Thursday, September 6, 2012

The way we read

Amazon is still looking forward -- and backwards, in the age of digital reading. Two man themes from today’s press conference. First, it focuses on service, not gadgets. While most of the commentators in the past year have been focused on the bogus paper-vs. digital debate,  lamenting the restrictions of DRM, or complaining about the looks of the rectangular  square plastic tablets,  a lot was happening in the Kindleverse. Whispernet allowed us to download and read books almost everywhere on the planet, and to keep them in sync among our many devices. Library borrowing followed, bringing back the sharing dimension of traditional books while protecting copyright holders. The Amazon Digital Publishing platform allowed authors immediate access to the market, with royalties unheard of in book publishing history. 

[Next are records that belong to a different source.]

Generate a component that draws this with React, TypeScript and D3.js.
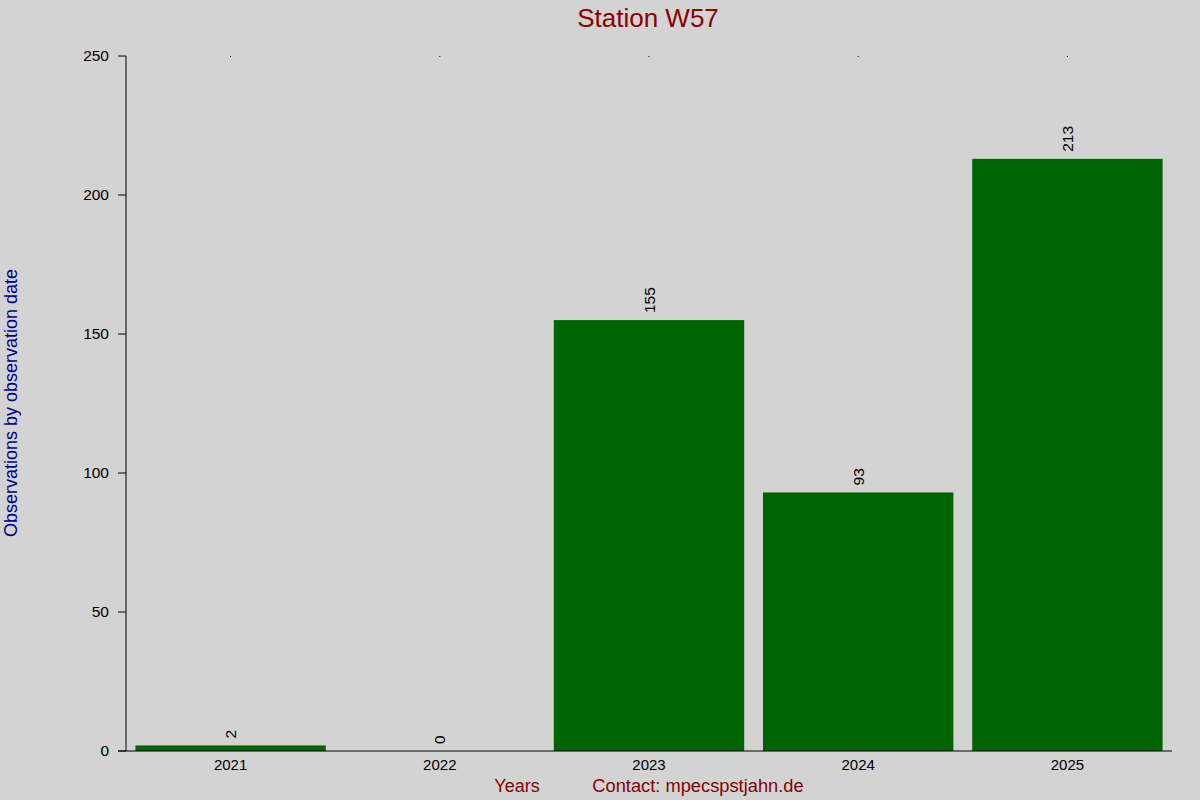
import React from "react";
import * as d3 from "d3";

const categories = ["2021", "2022", "2023", "2024", "2025"];
const values = [2, 0, 155, 93, 213];
const yTicks = [0, 50, 100, 150, 200, 250];

const W = 1200;
const H = 800;
const left = 126;
const right = 1172;
const top = 56;
const bottom = 751;
const font = "'Liberation Sans', Arial, sans-serif";

export default function App() {
  const x = d3.scaleBand<string>().domain(categories).range([left, right]).paddingInner(0.09).paddingOuter(0.045);
  const xc = d3.scaleBand<string>().domain(categories).range([left, right]);
  const y = d3.scaleLinear().domain([0, 250]).range([bottom, top]);

  return (
    <svg width={W} height={H} style={{ position: "absolute", left: 0, top: 0 }}>
      <rect x={0} y={0} width={W} height={H} fill="#d3d3d3" />
      <text x={648} y={27} textAnchor="middle" fontFamily={font} fontSize={26} fill="#8b0000">
        Station W57
      </text>
      <text
        transform={`translate(17,${403}) rotate(-90)`}
        textAnchor="middle"
        fontFamily={font}
        fontSize={18}
        fill="#00008b"
      >
        Observations by observation date
      </text>
      {categories.map((c, i) => {
        const v = values[i];
        const cx = (xc(c) as number) + xc.bandwidth() / 2;
        return (
          <g key={c}>
            {v > 0 && (
              <rect x={x(c)} y={y(v)} width={x.bandwidth()} height={bottom - y(v)} fill="#006400" />
            )}
            <text
              transform={`translate(${cx + 5.5},${y(v) - 7}) rotate(-90)`}
              textAnchor="start"
              fontFamily={font}
              fontSize={15.5}
              fill="#000"
            >
              {v}
            </text>
            <text x={cx} y={bottom + 19} textAnchor="middle" fontFamily={font} fontSize={15} fill="#000">
              {c}
            </text>
            <line x1={cx} x2={cx} y1={top} y2={top + 1} stroke="#000" strokeWidth={1} />
          </g>
        );
      })}
      <line x1={left} x2={left} y1={top} y2={bottom} stroke="#000" strokeWidth={1} />
      <line x1={118} x2={right} y1={bottom} y2={bottom} stroke="#000" strokeWidth={1} />
      {yTicks.map((t) => (
        <g key={t}>
          <line x1={118} x2={left} y1={y(t)} y2={y(t)} stroke="#000" strokeWidth={1} />
          <text x={109} y={y(t) + 5} textAnchor="end" fontFamily={font} fontSize={15.5} fill="#000">
            {t}
          </text>
        </g>
      ))}
      <text x={517} y={792} textAnchor="middle" fontFamily={font} fontSize={18} fill="#8b0000">
        Years
      </text>
      <text x={698} y={792} textAnchor="middle" fontFamily={font} fontSize={18.3} fill="#8b0000">
        Contact: mpecspstjahn.de
      </text>
    </svg>
  );
}
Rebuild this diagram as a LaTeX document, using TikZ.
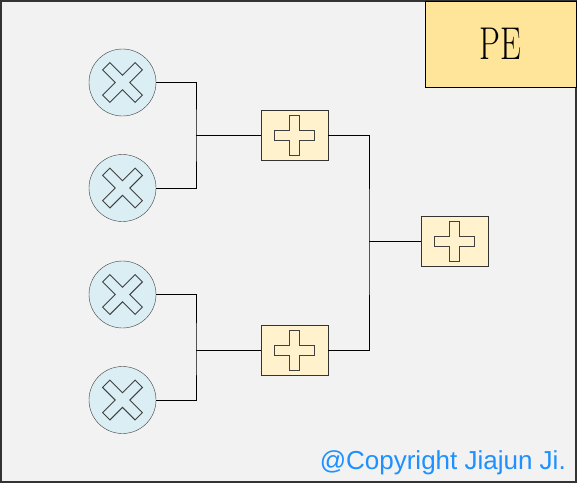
\documentclass[tikz,border=0pt]{standalone}
\usepackage{fontspec}
\newfontfamily\copyfont{Liberation Sans}
\usepackage{tikz}
\usetikzlibrary{calc, positioning}
\definecolor{pebg}{HTML}{F2F2F2}
\definecolor{peyellow}{HTML}{FFE599}
\definecolor{addyellow}{HTML}{FFF2CC}
\definecolor{multblue}{HTML}{DAEEF3}
\definecolor{copyblue}{RGB}{30,144,255}
\tikzset{
	mult/.style={circle, draw=black!75, fill=multblue, minimum size=67pt, inner sep=0pt},
	adder/.style={rectangle, draw=black!80, fill=addyellow, minimum width=67pt, minimum height=50pt, inner sep=0pt},
	wire/.style={line width=1pt, black},
	icon/.style={draw=black!75, line width=0.9pt, line join=miter},
	iconshadow/.style={draw=black!25, line width=0.9pt}
}
% outlined cross inside a node: #1 node, #2 angle, #3 half length, #4 half width, #5 style
\newcommand{\crossmark}[5]{
	\draw[#5, shift={(#1.center)}, rotate=#2]
		(-#4,-#3) -- (#4,-#3) -- (#4,-#4) -- (#3,-#4) -- (#3,#4) -- (#4,#4) -- (#4,#3)
		-- (-#4,#3) -- (-#4,#4) -- (-#3,#4) -- (-#3,-#4) -- (-#4,-#4) -- cycle;
}

\begin{document}
\begin{tikzpicture}[x=1pt, y=-1pt]
	\useasboundingbox (0,0) rectangle (577,483);
	\draw[fill=pebg, draw=black!80, line width=1.5pt] (1,1) rectangle (576,482);
	\node[draw=black, line width=1pt, fill=peyellow, minimum width=151pt, minimum height=86pt, inner sep=0pt] (pe) at (500.5,44) {\scalebox{0.72}[1]{\fontsize{46}{46}\selectfont PE}};

	% multipliers
	\node[mult] (m1) at (122.5,82.5) {};
	\node[mult] (m2) at (122.5,188) {};
	\node[mult] (m3) at (122.5,294.5) {};
	\node[mult] (m4) at (122.5,400) {};
	% adders
	\node[adder] (a1) at (294.5,135.5) {};
	\node[adder] (a2) at (294.5,350.5) {};
	\node[adder] (a3) at (454.5,241) {};

	\coordinate (j1) at (196,135.5);
	\coordinate (j2) at (196,350.5);
	\coordinate (j3) at (369,241);

	\draw[wire] (m1.east) -| (j1) |- (m2.east);
	\draw[wire] (j1) -- (a1.west);
	\draw[wire] (m3.east) -| (j2) |- (m4.east);
	\draw[wire] (j2) -- (a2.west);
	\draw[wire] (a1.east) -| (j3) |- (a2.east);
	\draw[wire] (j3) -- (a3.west);

	\foreach \m in {m1,m2,m3,m4}{
		\crossmark{\m}{45}{23}{5.2}{icon}
	}
	\foreach \a in {a1,a2,a3}{
		\begin{scope}[shift={(1,1)}]
			\crossmark{\a}{0}{20}{5}{iconshadow}
		\end{scope}
		\crossmark{\a}{0}{20}{5}{icon}
	}

	\node[anchor=base east, inner sep=0pt, text=copyblue] (copy) at (566,469) {\copyfont\fontsize{26}{26}\selectfont @Copyright Jiajun Ji.};
\end{tikzpicture}
\end{document}
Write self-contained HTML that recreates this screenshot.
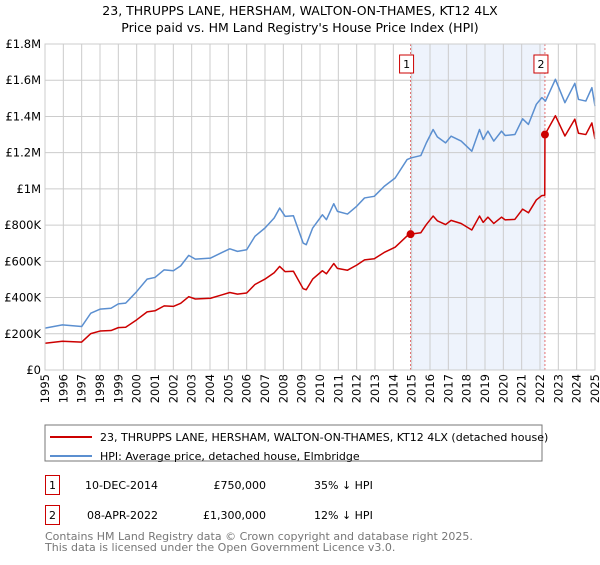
<!DOCTYPE html>
<html><head><meta charset="utf-8"><style>
body{margin:0;width:600px;height:560px;background:#fff;font-family:"Liberation Sans","DejaVu Sans",sans-serif;overflow:hidden}
svg text{font-family:"DejaVu Sans","Liberation Sans",sans-serif}
</style></head><body>
<svg id="c" width="600" height="560">
<text x="300" y="15" text-anchor="middle" font-size="12.5">23, THRUPPS LANE, HERSHAM, WALTON-ON-THAMES, KT12 4LX</text>
<text x="300" y="32" text-anchor="middle" font-size="12.5">Price paid vs. HM Land Registry's House Price Index (HPI)</text>
<g id="grid"></g><g id="marks"></g>
<rect x="45" y="425" width="497" height="36" fill="none" stroke="#777"/>
<line x1="50" y1="437" x2="92" y2="437" stroke="#cc0000" stroke-width="2"/>
<text x="100" y="441" font-size="11">23, THRUPPS LANE, HERSHAM, WALTON-ON-THAMES, KT12 4LX (detached house)</text>
<line x1="50" y1="456" x2="92" y2="456" stroke="#5b8fd0" stroke-width="2"/>
<text x="100" y="460" font-size="11">HPI: Average price, detached house, Elmbridge</text>
<g font-size="11">
<rect x="45.5" y="475.5" width="14" height="19" fill="none" stroke="#cc0000"/>
<text x="52.5" y="489" text-anchor="middle">1</text>
<text x="158" y="489" text-anchor="end">10-DEC-2014</text>
<text x="266" y="489" text-anchor="end">£750,000</text>
<text x="314" y="489">35% ↓ HPI</text>
<rect x="45.5" y="505.5" width="14" height="19" fill="none" stroke="#cc0000"/>
<text x="52.5" y="519" text-anchor="middle">2</text>
<text x="158" y="519" text-anchor="end">08-APR-2022</text>
<text x="266" y="519" text-anchor="end">£1,300,000</text>
<text x="314" y="519">12% ↓ HPI</text>
</g>
<text x="45" y="540" font-size="11" fill="#777">Contains HM Land Registry data © Crown copyright and database right 2025.</text>
<text x="45" y="551" font-size="11" fill="#777">This data is licensed under the Open Government Licence v3.0.</text>
</svg>
<script>
const hpiYears=[1995,1995.95,1997,1997.5,1998,1998.6,1999,1999.4,2000,2000.57,2001,2001.5,2002,2002.4,2002.84,2003.2,2004.03,2004.66,2005.08,2005.5,2006,2006.45,2007,2007.5,2007.8,2008.1,2008.55,2009.08,2009.25,2009.6,2010.13,2010.35,2010.75,2010.95,2011.5,2012,2012.43,2012.96,2013.5,2014.1,2014.75,2014.96,2015.5,2015.8,2016.17,2016.4,2016.85,2017.15,2017.7,2018.28,2018.7,2018.9,2019.16,2019.48,2019.9,2020.1,2020.63,2021.05,2021.37,2021.8,2022.1,2022.3,2022.84,2023.36,2023.9,2024.1,2024.5,2024.83,2025];
const hpiValues=[231,249,240,314,336,341,365,369,433,502,511,553,548,575,633,612,618,649,669,655,664,738,784,839,894,848,852,701,692,784,857,830,918,876,861,904,950,959,1014,1060,1162,1171,1184,1254,1328,1287,1254,1291,1264,1208,1328,1273,1319,1264,1319,1295,1300,1387,1356,1467,1504,1485,1605,1476,1583,1494,1485,1559,1457];
const priceYears=[1995,1995.95,1997,1997.5,1998,1998.6,1999,1999.4,2000,2000.57,2001,2001.5,2002,2002.4,2002.84,2003.2,2004.03,2004.66,2005.08,2005.5,2006,2006.45,2007,2007.5,2007.8,2008.1,2008.55,2009.08,2009.25,2009.6,2010.13,2010.35,2010.75,2010.95,2011.5,2012,2012.43,2012.96,2013.5,2014.1,2014.75,2014.94,2015.5,2015.8,2016.17,2016.4,2016.85,2017.15,2017.7,2018.28,2018.7,2018.9,2019.16,2019.48,2019.9,2020.1,2020.63,2021.05,2021.37,2021.8,2022.1,2022.26,2022.27,2022.84,2023.36,2023.9,2024.1,2024.5,2024.83,2025];
const priceValues=[148,159,154,201,215,218,234,236,277,321,327,354,351,368,405,392,396,415,428,419,425,472,502,537,572,543,545,449,443,502,548,531,588,561,551,579,608,614,649,678,740,750,758,803,850,824,803,826,809,773,850,815,844,809,844,829,832,888,868,939,963,965,1300,1404,1292,1385,1307,1300,1364,1275];
const saleYears=[2014.94,2022.27];
const saleValues=[750,1300];
const saleLabels=["1","2"];
const yTicks=[0,200,400,600,800,1000,1200,1400,1600,1800];
const yTickLabels=["£0","£200K","£400K","£600K","£800K","£1M","£1.2M","£1.4M","£1.6M","£1.8M"];
const xTicks=[1995,1996,1997,1998,1999,2000,2001,2002,2003,2004,2005,2006,2007,2008,2009,2010,2011,2012,2013,2014,2015,2016,2017,2018,2019,2020,2021,2022,2023,2024,2025];

const NS="http://www.w3.org/2000/svg";
const X0=45,X1=595,Y0=370,Y1=44;
const xs=y=>X0+(y-1995)/30*(X1-X0);
const ys=v=>Y0-v/1800*(Y0-Y1);
function mk(tag,attrs,parent){const e=document.createElementNS(NS,tag);for(const k in attrs)e.setAttribute(k,attrs[k]);parent.appendChild(e);return e;}
const grid=document.getElementById('grid'),marks=document.getElementById('marks');
const shade=mk('rect',{x:xs(saleYears[0]),y:Y1,width:xs(saleYears[1])-xs(saleYears[0]),height:Y0-Y1,fill:'#eef3fc'},grid);


yTicks.forEach((t,i)=>{
  const l=mk('line',{x1:X0,x2:X1,y1:ys(t),y2:ys(t),stroke:'#ccc'},grid);
  
  
  const tx=mk('text',{x:X0-4,y:ys(t)+4,'text-anchor':'end','font-size':11.5},grid);
  tx.textContent=yTickLabels[i];
  
  
});
xTicks.forEach(t=>{
  const l=mk('line',{x1:xs(t),x2:xs(t),y1:Y1,y2:Y0,stroke:'#ccc'},grid);
  
  
  const tx=mk('text',{transform:'translate('+(xs(t)+4)+',374) rotate(-90)','text-anchor':'end','font-size':11.5},grid);
  tx.textContent=t;
  
  
});
saleYears.forEach((s,i)=>{
  const l=mk('line',{x1:xs(s),x2:xs(s),y1:Y1,y2:Y0,stroke:'#e05050','stroke-dasharray':'2,2','stroke-width':0.8},grid);
  
  
  const r=mk('rect',{x:xs(s)-11,y:55,width:14,height:18,fill:'#fff',stroke:'#cc0000'},grid);
  
  
  const tx=mk('text',{x:xs(s)-4,y:68,'text-anchor':'middle','font-size':11},grid);
  tx.textContent=saleLabels[i];
  
  
});
const hp=mk('polyline',{points:hpiYears.map((y,i)=>xs(y)+','+ys(hpiValues[i])).join(' '),fill:'none',stroke:'#5b8fd0','stroke-width':1.5,'stroke-linejoin':'round'},marks);


const pp=mk('polyline',{points:priceYears.map((y,i)=>xs(y)+','+ys(priceValues[i])).join(' '),fill:'none',stroke:'#cc0000','stroke-width':1.5,'stroke-linejoin':'round'},marks);


saleYears.forEach((s,i)=>{
  const c=mk('circle',{cx:xs(s),cy:ys(saleValues[i]),r:4,fill:'#cc0000'},marks);
  
  
});
const ax=mk('rect',{x:X0,y:Y1,width:X1-X0,height:Y0-Y1,fill:'none',stroke:'#ccc'},marks);


</script>
</body></html>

Today they added a new dimension, with serialization. Not only authors will be able to sell one chapter at a time, but Kindle will automatically aggregate them into the larger opus. Not by chance Amazon is experimenting with the free distribution of some Dickens classics, the golden era of serialization. But what they promise is more, and along the line of what Neal Stephenson, Greg Bear et al. have tried (http://mongoliad.com/): not only serialization, but active discussion, opening up the avenue for author-reader interaction and participative reading. The possibilities are endless (and perhaps scary too, if one takes Stephen King’s “Misery” a little too seriously). So while others might be focusing on the bells and whistles, device resolutions and gaming possibilities, as a reader I salute this new effort to bring reading out of the static, publishing-industry-controlled twentieth century model… and getting back some of the more intriguing literary possibilities from centuries past.